## Dataset entries
■ ■ ■

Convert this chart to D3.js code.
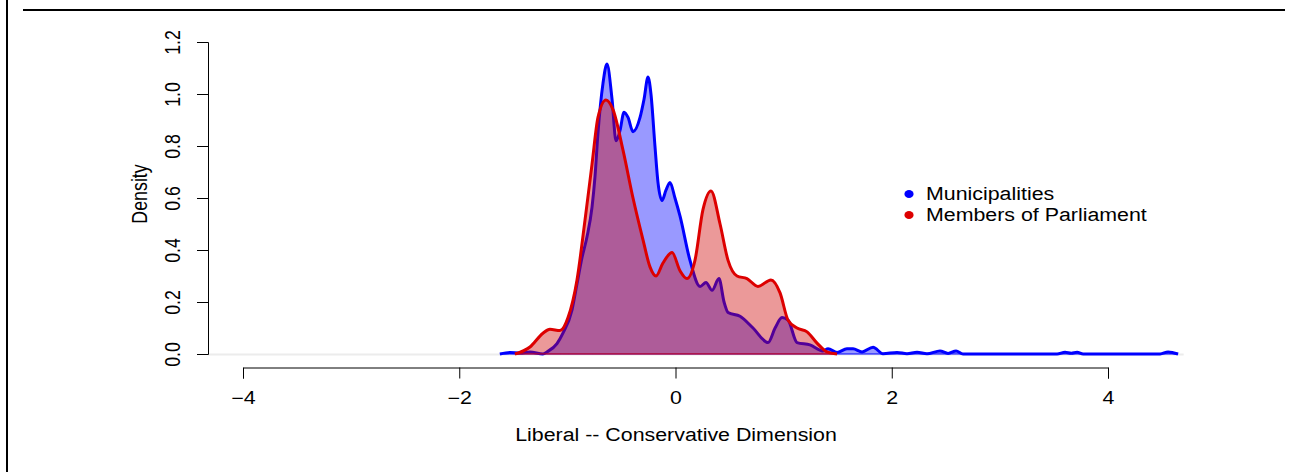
<!DOCTYPE html>
<html><head><meta charset="utf-8">
<script src="https://cdn.jsdelivr.net/npm/d3@7"></script>
<style>html,body{margin:0;padding:0;background:#fff;} svg{display:block;}</style>
</head><body>
<script>
// ---- data ----
const muniX = [-1.624,-1.531,-1.439,-1.346,-1.226,-1.189,-1.096,-1.041,-0.957,-0.911,-0.865,-0.819,-0.772,-0.745,-0.717,-0.671,-0.634,-0.587,-0.550,-0.513,-0.476,-0.439,-0.393,-0.328,-0.291,-0.254,-0.227,-0.190,-0.162,-0.125,-0.088,-0.051,-0.005,0.042,0.134,0.227,0.282,0.338,0.402,0.449,0.486,0.597,0.717,0.856,0.921,0.985,1.041,1.124,1.244,1.364,1.411,1.494,1.586,1.642,1.725,1.827,1.919,2.049,2.141,2.234,2.326,2.446,2.521,2.595,2.659,2.9,3.2,3.529,3.603,3.66,3.714,3.770,4.0,4.25,4.482,4.556,4.648];
const muniY = [0.0,0.006,0.004,0.008,0.0,0.008,0.04,0.08,0.17,0.27,0.37,0.45,0.565,0.68,0.85,1.04,1.115,0.98,0.82,0.86,0.93,0.91,0.855,0.91,0.98,1.065,1.0,0.80,0.66,0.59,0.63,0.66,0.60,0.53,0.36,0.26,0.275,0.245,0.29,0.20,0.16,0.145,0.10,0.044,0.10,0.14,0.13,0.044,0.035,0.012,0.02,0.006,0.02,0.02,0.008,0.026,0.001,0.006,0.001,0.007,0.001,0.012,0.002,0.012,0.0,0.0,0.0,0.0,0.007,0.003,0.007,0.0,0.0,0.0,0.0,0.008,0.0];
const mpX = [-1.485,-1.346,-1.226,-1.161,-1.068,-0.994,-0.911,-0.837,-0.772,-0.717,-0.643,-0.578,-0.486,-0.393,-0.301,-0.236,-0.180,-0.116,-0.032,0.042,0.106,0.180,0.254,0.328,0.412,0.486,0.569,0.661,0.763,0.883,0.967,1.041,1.124,1.217,1.309,1.401,1.494];
const mpY = [0.0,0.027,0.08,0.095,0.09,0.14,0.285,0.515,0.73,0.91,0.977,0.94,0.785,0.60,0.44,0.335,0.30,0.35,0.39,0.32,0.29,0.36,0.555,0.627,0.50,0.36,0.30,0.29,0.26,0.285,0.235,0.13,0.10,0.085,0.042,0.008,0.0];
const xTicks = [-4,-2,0,2,4];
const yTicks = [0,0.2,0.4,0.6,0.8,1.0,1.2];
const yTickLabels = ["0.0","0.2","0.4","0.6","0.8","1.0","1.2"];
const seriesNames = ["Municipalities","Members of Parliament"];
const xTitle = "Liberal -- Conservative Dimension";
const yTitle = "Density";

// ---- layout ----
const W = 1298, H = 472;
const SX = 1.2;           // horizontal stretch of text in the reference
const FS = 17.8;
const FONT = "'Liberation Sans', Arial, Helvetica, sans-serif";

const svg = d3.select("body").append("svg").attr("width", W).attr("height", H);

const x = d3.scaleLinear().domain([-4, 4]).range([243, 1108]);
const y = d3.scaleLinear().domain([0, 1.2]).range([354, 42]);

// frame lines
svg.append("line").attr("x1", 7).attr("x2", 7).attr("y1", 0).attr("y2", H)
  .attr("stroke", "#000").attr("stroke-width", 2);
svg.append("line").attr("x1", 23).attr("x2", 1285).attr("y1", 10).attr("y2", 10)
  .attr("stroke", "#000").attr("stroke-width", 2);

// light baseline
svg.append("line").attr("x1", 208).attr("x2", x(4.7)).attr("y1", y(0) + 0.5).attr("y2", y(0) + 0.5)
  .attr("stroke", "#ececec").attr("stroke-width", 2);

const curve = d3.curveMonotoneX;
const area = d3.area().x(d => x(d[0])).y0(d => y(0)).y1(d => y(d[1])).curve(curve);
const line = d3.line().x(d => x(d[0])).y(d => y(d[1])).curve(curve);

const muni = muniX.map((v, i) => [v, muniY[i]]);
const mp = mpX.map((v, i) => [v, mpY[i]]);

function drawSeries(data, fill, stroke) {
  svg.append("path").attr("d", area(data)).attr("fill", fill)
    .attr("stroke", stroke).attr("stroke-width", 1);
  svg.append("path").attr("d", line(data)).attr("fill", "none")
    .attr("stroke", stroke).attr("stroke-width", 3).attr("stroke-linejoin", "round");
}
drawSeries(muni, "rgba(0,0,255,0.4)", "#0000ff");
drawSeries(mp, "rgba(205,0,0,0.4)", "#dd0000");

// axes
const xAxis = d3.axisBottom(x).tickValues(xTicks).tickSizeOuter(0).tickSize(11)
  .tickFormat(d3.format("d"));
const gx = svg.append("g").attr("transform", "translate(0,367.5)").call(xAxis);
gx.select(".domain").attr("stroke", "#000").attr("stroke-width", 1);
gx.selectAll(".tick line").attr("stroke", "#000");
gx.selectAll(".tick text").attr("y", 0).attr("dy", null)
  .attr("font-family", FONT).attr("font-size", FS).attr("fill", "#000")
  .attr("transform", `translate(0,36) scale(${SX},1)`);

const yAxis = d3.axisLeft(y).tickValues(yTicks).tickSizeOuter(0).tickSize(11)
  .tickFormat((d, i) => yTickLabels[i]);
const gy = svg.append("g").attr("transform", "translate(208,0)").call(yAxis);
gy.select(".domain").attr("stroke", "#000").attr("stroke-width", 1);
gy.selectAll(".tick line").attr("stroke", "#000");
gy.selectAll(".tick text").attr("x", 0).attr("dy", null).attr("y", 0)
  .attr("text-anchor", "middle")
  .attr("font-family", FONT).attr("font-size", FS).attr("fill", "#000")
  .attr("transform", `translate(-28,0) scale(${SX},1) rotate(-90)`);

// axis titles
svg.append("text").text(xTitle)
  .attr("font-family", FONT).attr("font-size", FS).attr("text-anchor", "middle")
  .attr("transform", `translate(676,441) scale(${SX},1)`);
svg.append("text").text(yTitle)
  .attr("font-family", FONT).attr("font-size", FS).attr("text-anchor", "middle")
  .attr("transform", `translate(147,194) scale(${SX},1) rotate(-90)`);

// legend
const legColors = ["#0000ff", "#dd0000"];
const leg = svg.append("g");
seriesNames.forEach((n, i) => {
  const cy = 194 + i * 21;
  leg.append("ellipse").attr("cx", 909).attr("cy", cy).attr("rx", 4.6).attr("ry", 4)
    .attr("fill", legColors[i]);
  leg.append("text").text(n).attr("font-family", FONT).attr("font-size", FS)
    .attr("transform", `translate(926,${cy + 6.3}) scale(${SX},1)`);
});
</script>
</body></html>
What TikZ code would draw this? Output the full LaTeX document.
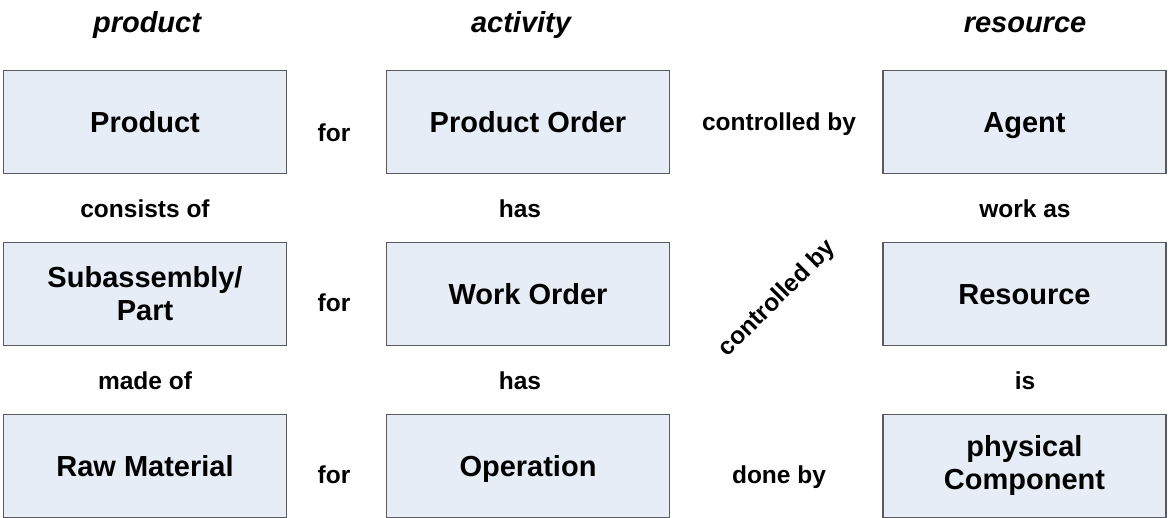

■ ■ ■

## The task
Nothing in the entries should change as you copy them, except that the pictures are left out.

## Result of the exercise
Convert this chart to D3.js code.
<!DOCTYPE html>
<html><head><meta charset="utf-8">
<script src="https://cdn.jsdelivr.net/npm/d3@7"></script>
<style>html,body{margin:0;padding:0;background:#fff;} svg{display:block;}</style>
</head><body>
<script>
// ---- data ----
const muniX = [-1.624,-1.531,-1.439,-1.346,-1.226,-1.189,-1.096,-1.041,-0.957,-0.911,-0.865,-0.819,-0.772,-0.745,-0.717,-0.671,-0.634,-0.587,-0.550,-0.513,-0.476,-0.439,-0.393,-0.328,-0.291,-0.254,-0.227,-0.190,-0.162,-0.125,-0.088,-0.051,-0.005,0.042,0.134,0.227,0.282,0.338,0.402,0.449,0.486,0.597,0.717,0.856,0.921,0.985,1.041,1.124,1.244,1.364,1.411,1.494,1.586,1.642,1.725,1.827,1.919,2.049,2.141,2.234,2.326,2.446,2.521,2.595,2.659,2.9,3.2,3.529,3.603,3.66,3.714,3.770,4.0,4.25,4.482,4.556,4.648];
const muniY = [0.0,0.006,0.004,0.008,0.0,0.008,0.04,0.08,0.17,0.27,0.37,0.45,0.565,0.68,0.85,1.04,1.115,0.98,0.82,0.86,0.93,0.91,0.855,0.91,0.98,1.065,1.0,0.80,0.66,0.59,0.63,0.66,0.60,0.53,0.36,0.26,0.275,0.245,0.29,0.20,0.16,0.145,0.10,0.044,0.10,0.14,0.13,0.044,0.035,0.012,0.02,0.006,0.02,0.02,0.008,0.026,0.001,0.006,0.001,0.007,0.001,0.012,0.002,0.012,0.0,0.0,0.0,0.0,0.007,0.003,0.007,0.0,0.0,0.0,0.0,0.008,0.0];
const mpX = [-1.485,-1.346,-1.226,-1.161,-1.068,-0.994,-0.911,-0.837,-0.772,-0.717,-0.643,-0.578,-0.486,-0.393,-0.301,-0.236,-0.180,-0.116,-0.032,0.042,0.106,0.180,0.254,0.328,0.412,0.486,0.569,0.661,0.763,0.883,0.967,1.041,1.124,1.217,1.309,1.401,1.494];
const mpY = [0.0,0.027,0.08,0.095,0.09,0.14,0.285,0.515,0.73,0.91,0.977,0.94,0.785,0.60,0.44,0.335,0.30,0.35,0.39,0.32,0.29,0.36,0.555,0.627,0.50,0.36,0.30,0.29,0.26,0.285,0.235,0.13,0.10,0.085,0.042,0.008,0.0];
const xTicks = [-4,-2,0,2,4];
const yTicks = [0,0.2,0.4,0.6,0.8,1.0,1.2];
const yTickLabels = ["0.0","0.2","0.4","0.6","0.8","1.0","1.2"];
const seriesNames = ["Municipalities","Members of Parliament"];
const xTitle = "Liberal -- Conservative Dimension";
const yTitle = "Density";

// ---- layout ----
const W = 1298, H = 472;
const SX = 1.2;           // horizontal stretch of text in the reference
const FS = 17.8;
const FONT = "'Liberation Sans', Arial, Helvetica, sans-serif";

const svg = d3.select("body").append("svg").attr("width", W).attr("height", H);

const x = d3.scaleLinear().domain([-4, 4]).range([243, 1108]);
const y = d3.scaleLinear().domain([0, 1.2]).range([354, 42]);

// frame lines
svg.append("line").attr("x1", 7).attr("x2", 7).attr("y1", 0).attr("y2", H)
  .attr("stroke", "#000").attr("stroke-width", 2);
svg.append("line").attr("x1", 23).attr("x2", 1285).attr("y1", 10).attr("y2", 10)
  .attr("stroke", "#000").attr("stroke-width", 2);

// light baseline
svg.append("line").attr("x1", 208).attr("x2", x(4.7)).attr("y1", y(0) + 0.5).attr("y2", y(0) + 0.5)
  .attr("stroke", "#ececec").attr("stroke-width", 2);

const curve = d3.curveMonotoneX;
const area = d3.area().x(d => x(d[0])).y0(d => y(0)).y1(d => y(d[1])).curve(curve);
const line = d3.line().x(d => x(d[0])).y(d => y(d[1])).curve(curve);

const muni = muniX.map((v, i) => [v, muniY[i]]);
const mp = mpX.map((v, i) => [v, mpY[i]]);

function drawSeries(data, fill, stroke) {
  svg.append("path").attr("d", area(data)).attr("fill", fill)
    .attr("stroke", stroke).attr("stroke-width", 1);
  svg.append("path").attr("d", line(data)).attr("fill", "none")
    .attr("stroke", stroke).attr("stroke-width", 3).attr("stroke-linejoin", "round");
}
drawSeries(muni, "rgba(0,0,255,0.4)", "#0000ff");
drawSeries(mp, "rgba(205,0,0,0.4)", "#dd0000");

// axes
const xAxis = d3.axisBottom(x).tickValues(xTicks).tickSizeOuter(0).tickSize(11)
  .tickFormat(d3.format("d"));
const gx = svg.append("g").attr("transform", "translate(0,367.5)").call(xAxis);
gx.select(".domain").attr("stroke", "#000").attr("stroke-width", 1);
gx.selectAll(".tick line").attr("stroke", "#000");
gx.selectAll(".tick text").attr("y", 0).attr("dy", null)
  .attr("font-family", FONT).attr("font-size", FS).attr("fill", "#000")
  .attr("transform", `translate(0,36) scale(${SX},1)`);

const yAxis = d3.axisLeft(y).tickValues(yTicks).tickSizeOuter(0).tickSize(11)
  .tickFormat((d, i) => yTickLabels[i]);
const gy = svg.append("g").attr("transform", "translate(208,0)").call(yAxis);
gy.select(".domain").attr("stroke", "#000").attr("stroke-width", 1);
gy.selectAll(".tick line").attr("stroke", "#000");
gy.selectAll(".tick text").attr("x", 0).attr("dy", null).attr("y", 0)
  .attr("text-anchor", "middle")
  .attr("font-family", FONT).attr("font-size", FS).attr("fill", "#000")
  .attr("transform", `translate(-28,0) scale(${SX},1) rotate(-90)`);

// axis titles
svg.append("text").text(xTitle)
  .attr("font-family", FONT).attr("font-size", FS).attr("text-anchor", "middle")
  .attr("transform", `translate(676,441) scale(${SX},1)`);
svg.append("text").text(yTitle)
  .attr("font-family", FONT).attr("font-size", FS).attr("text-anchor", "middle")
  .attr("transform", `translate(147,194) scale(${SX},1) rotate(-90)`);

// legend
const legColors = ["#0000ff", "#dd0000"];
const leg = svg.append("g");
seriesNames.forEach((n, i) => {
  const cy = 194 + i * 21;
  leg.append("ellipse").attr("cx", 909).attr("cy", cy).attr("rx", 4.6).attr("ry", 4)
    .attr("fill", legColors[i]);
  leg.append("text").text(n).attr("font-family", FONT).attr("font-size", FS)
    .attr("transform", `translate(926,${cy + 6.3}) scale(${SX},1)`);
});
</script>
</body></html>
What TikZ code would draw this? Output the full LaTeX document.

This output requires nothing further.